The chief of India’s markets regulator on Friday called for a stronger financial oversight across the country’s booming capital markets, urging auditors, directors and governance professionals to act as gatekeepers against potential fraud.
“It is your vigilance, your courage to ask difficult questions and your refusal to look away that will ensure our markets continue to command global trust,” Securities and Exchange Board of India (Sebi) chairperson Tuhin Kanta Pandey said at an event.
The future, he said, will be determined by our collective ability to anticipate risks and detect anomalies early on.
Pandey’s call for a sharper focus on financial vigilance comes weeks after Sebi temporarily banned Jane Street from Indian markets, accusing the US trading firm of manipulating stock indexes through its derivatives positions.
Addressing members of the Institute of Chartered Accountants of India (ICAI) at an event of forensics auditing, Pandey did not mince words about the challenges that have accompanied unprecedented growth of the securities market.
“An unprecedented growth in the securities market has been witnessed over the last five years,” Pandey said, citing surging investor participation as both an opportunity and a test for the integrity of India’s financial systems.
Pandey recounted striking recent Sebi investigations, highlighting cases where the listed entity transferred assets to its subsidiary. “The loan obtained by the subsidiary against these assets were then used to repay the outstanding loan of a promoter-linked entity.”
In other Sebi probes, investigations revealed that the company inflated its financials by entering into transactions with a number of name lending entities in a circular manner. “The promoters then siphoned off shareholder funds or assets to their companies under the pretext of purchases sales from them or to them,” Pandey said.
Amid such complex misconduct, Pandey said that perhaps only a tick-box approach is being followed by some KMPs (key managerial personnel), statutory auditors and members of the audit committee and directors of the boards of listed entities towards compliance.
The consequences, he warned, are stark. “Beyond loss to the shareholder wealth, they erode investor confidence, discourage genuine investment and directly undermine market integrity.”
Pandey called for a new mindset, one that recognizes forensic accounting as an ongoing, built-in safeguard rather than a tool deployed only after crises. “Forensic accounting should not be treated as a post-fraud tool only, rather it needs to evolve into a proactive discipline embedded within the structure of corporate controls,” he said.
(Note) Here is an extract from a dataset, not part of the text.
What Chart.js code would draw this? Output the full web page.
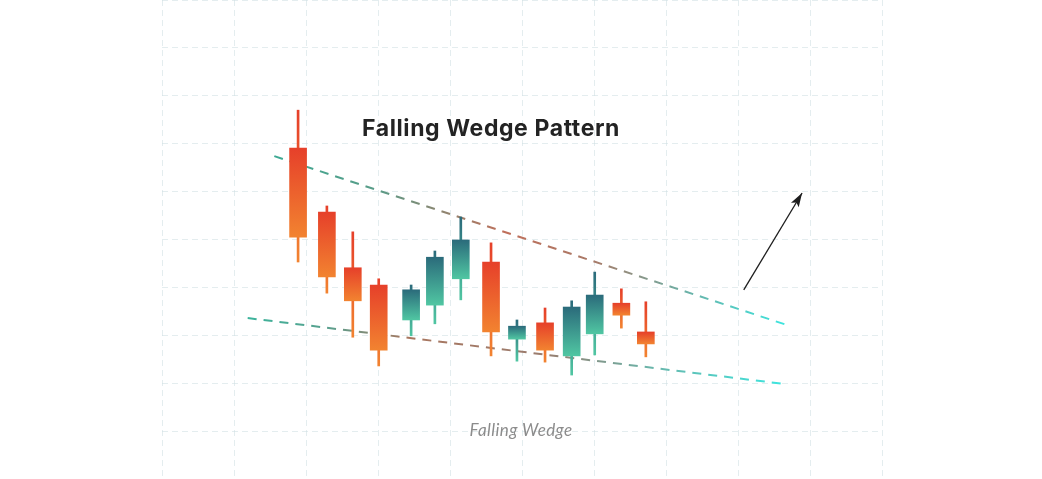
<!DOCTYPE html>
<html>
<head>
<meta charset="utf-8">
<title>Falling Wedge Pattern</title>
<script src="https://cdn.jsdelivr.net/npm/chart.js@4.4.1/dist/chart.umd.min.js"></script>
<style>
    body { margin: 0; background: #fff; }
    #wrap { position: relative; width: 1042px; height: 479px; overflow: hidden; }
    #wedgeChart { position: absolute; left: 0; top: 0; }
    .label { position: absolute; white-space: nowrap; transform: translateX(-50%); line-height: 1; }
    #title { left: 491px; top: 114px; font: 700 23px Inter, sans-serif; color: #232323; letter-spacing: 0.6px; }
    #subtitle { left: 521px; top: 419px; font: italic 400 17px Lato, sans-serif; color: #8c8c8c; letter-spacing: 0.4px; }
</style>
</head>
<body>
<div id="wrap">
    <canvas id="wedgeChart" width="1042" height="479"></canvas>
    <div class="label" id="title">Falling Wedge Pattern</div>
    <div class="label" id="subtitle">Falling Wedge</div>
</div>
<script>
// candle positions and prices (grid units)
const candleX    = [1.89, 2.29, 2.65, 3.01, 3.46, 3.79, 4.15, 4.57, 4.93, 5.32, 5.69, 6.01, 6.38, 6.72];
const openVals   = [6.91, 5.57, 4.41, 4.05, 3.32, 3.63, 4.18, 4.53, 2.92, 3.26, 2.57, 3.03, 3.67, 3.07];
const highVals   = [7.70, 5.70, 5.16, 4.18, 4.05, 4.76, 5.47, 4.93, 3.32, 3.57, 3.72, 4.32, 3.97, 3.70];
const lowVals    = [4.53, 3.88, 2.96, 2.36, 2.99, 3.24, 3.74, 2.57, 2.46, 2.44, 2.17, 2.59, 3.15, 2.55];
const closeVals  = [5.05, 4.22, 3.72, 2.69, 3.95, 4.63, 4.99, 3.07, 3.19, 2.69, 3.59, 3.84, 3.42, 2.82];

// wedge trend lines and breakout arrow
const upperLineX = [1.56, 8.69];
const upperLineY = [6.74, 3.21];
const lowerLineX = [1.19, 8.66];
const lowerLineY = [3.36, 1.98];
const arrowX     = [8.08, 8.89];
const arrowY     = [3.95, 5.97];

// grid ticks
const xTicks = [0, 1, 2, 3, 4, 5, 6, 7, 8, 9, 10];
const yTicks = [0, 1, 2, 3, 4, 5, 6, 7, 8, 9, 10];

const RED = ['#e6402a', '#f28330'];
const TEAL = ['#2b6b7b', '#50c6a2'];

function isUp(i) { return closeVals[i] >= openVals[i]; }

// vertical gradient for a candle part, from its top value to its bottom value
function candleFill(ctx, topVal, botVal) {
    const chart = ctx.chart;
    const y = chart.scales.y;
    if (!y || !chart.chartArea) return RED[0];
    const cols = isUp(ctx.dataIndex) ? TEAL : RED;
    const g = chart.ctx.createLinearGradient(0, y.getPixelForValue(topVal), 0, y.getPixelForValue(botVal));
    g.addColorStop(0, cols[0]);
    g.addColorStop(1, cols[1]);
    return g;
}

// horizontal gradient along a trend line
function lineFill(ctx, xs, stops) {
    const chart = ctx.chart;
    const x = chart.scales.x;
    if (!x || !chart.chartArea) return stops[0][1];
    const g = chart.ctx.createLinearGradient(x.getPixelForValue(xs[0]), 0, x.getPixelForValue(xs[1]), 0);
    stops.forEach(s => g.addColorStop(s[0], s[1]));
    return g;
}

const arrowHead = {
    id: 'arrowHead',
    afterDatasetsDraw(chart) {
        const meta = chart.getDatasetMeta(4);
        if (!meta || meta.data.length < 2) return;
        const p0 = meta.data[0], p1 = meta.data[1];
        const a = Math.atan2(p1.y - p0.y, p1.x - p0.x);
        const len = 14, half = 4.5;
        const ctx = chart.ctx;
        ctx.save();
        ctx.translate(p1.x, p1.y);
        ctx.rotate(a);
        ctx.beginPath();
        ctx.moveTo(0, 0);
        ctx.lineTo(-len, -half);
        ctx.lineTo(-len + 3, 0);
        ctx.lineTo(-len, half);
        ctx.closePath();
        ctx.fillStyle = '#1e1e1e';
        ctx.fill();
        ctx.restore();
    }
};

document.addEventListener('DOMContentLoaded', function () {
    const canvas = document.getElementById('wedgeChart');

    const bodies = candleX.map((x, i) => ({ x: x, y: [openVals[i], closeVals[i]] }));
    const wicks = candleX.map((x, i) => ({ x: x, y: [lowVals[i], highVals[i]] }));

    new Chart(canvas.getContext('2d'), {
        type: 'bar',
        data: {
            datasets: [{
                label: 'body',
                data: bodies,
                grouped: false,
                barThickness: 17,
                borderWidth: 0,
                order: 0,
                backgroundColor: ctx => ctx.type !== 'data' ? RED[0]
                    : candleFill(ctx, Math.max(openVals[ctx.dataIndex], closeVals[ctx.dataIndex]),
                                      Math.min(openVals[ctx.dataIndex], closeVals[ctx.dataIndex]))
            }, {
                label: 'wick',
                data: wicks,
                grouped: false,
                barThickness: 2,
                borderWidth: 0,
                order: 1,
                backgroundColor: ctx => ctx.type !== 'data' ? RED[0]
                    : candleFill(ctx, highVals[ctx.dataIndex], lowVals[ctx.dataIndex])
            }, {
                type: 'line',
                label: 'upper',
                data: upperLineX.map((x, i) => ({ x: x, y: upperLineY[i] })),
                borderWidth: 2,
                borderDash: [9, 7],
                pointRadius: 0,
                order: 2,
                borderColor: ctx => lineFill(ctx, upperLineX,
                    [[0, '#3eaa94'], [0.2, '#5a9c88'], [0.45, '#c06f5a'], [0.62, '#a97a68'], [0.8, '#6cb0a6'], [1, '#3ce6e0']])
            }, {
                type: 'line',
                label: 'lower',
                data: lowerLineX.map((x, i) => ({ x: x, y: lowerLineY[i] })),
                borderWidth: 2,
                borderDash: [9, 7],
                pointRadius: 0,
                order: 2,
                borderColor: ctx => lineFill(ctx, lowerLineX,
                    [[0, '#3cb49c'], [0.15, '#5aa08e'], [0.3, '#a9765f'], [0.55, '#9a7c6e'], [0.75, '#6ab5aa'], [1, '#3ce6e0']])
            }, {
                type: 'line',
                label: 'arrow',
                data: arrowX.map((x, i) => ({ x: x, y: arrowY[i] })),
                borderWidth: 1.3,
                borderColor: '#1e1e1e',
                pointRadius: 0,
                order: 3
            }]
        },
        options: {
            responsive: false,
            animation: false,
            layout: { padding: { left: 162, right: 160, top: 0, bottom: 0 } },
            scales: {
                x: {
                    type: 'linear',
                    min: xTicks[0],
                    max: xTicks[xTicks.length - 1],
                    offset: false,
                    afterBuildTicks: s => { s.ticks = xTicks.map(v => ({ value: v })); },
                    ticks: { display: false },
                    grid: { color: 'rgba(205, 222, 226, 0.55)', lineWidth: 1, drawTicks: false, offset: false },
                    border: { display: false, dash: [6, 4] }
                },
                y: {
                    min: yTicks[0],
                    max: yTicks[yTicks.length - 1],
                    afterBuildTicks: s => { s.ticks = yTicks.map(v => ({ value: v })); },
                    ticks: { display: false },
                    grid: { color: 'rgba(205, 222, 226, 0.55)', lineWidth: 1, drawTicks: false },
                    border: { display: false, dash: [6, 4] }
                }
            },
            plugins: {
                legend: { display: false },
                tooltip: { enabled: false }
            }
        },
        plugins: [arrowHead]
    });
});
</script>
</body>
</html>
As India’s exchanges race ahead, with 130 million unique investors and robust equity fund flows, Pandey cautioned regulators and auditors not to become complacent or over-reliant on systems alone.
“While technology can reveal fraudulent patterns, it is the human mind that interprets context, applies practical understanding and ultimately exposes fraud,” he observed, sharing a telling case in which “the font did not even exist on the date mentioned in the document,” detected as a clue to tax evasion.
The chairperson stressed the expanded scope of regulatory action and cooperation, from shareholder oversight of related-party transactions to “joint training programs in the area of digital forensics, forensic accounting apart from other forensic tools.”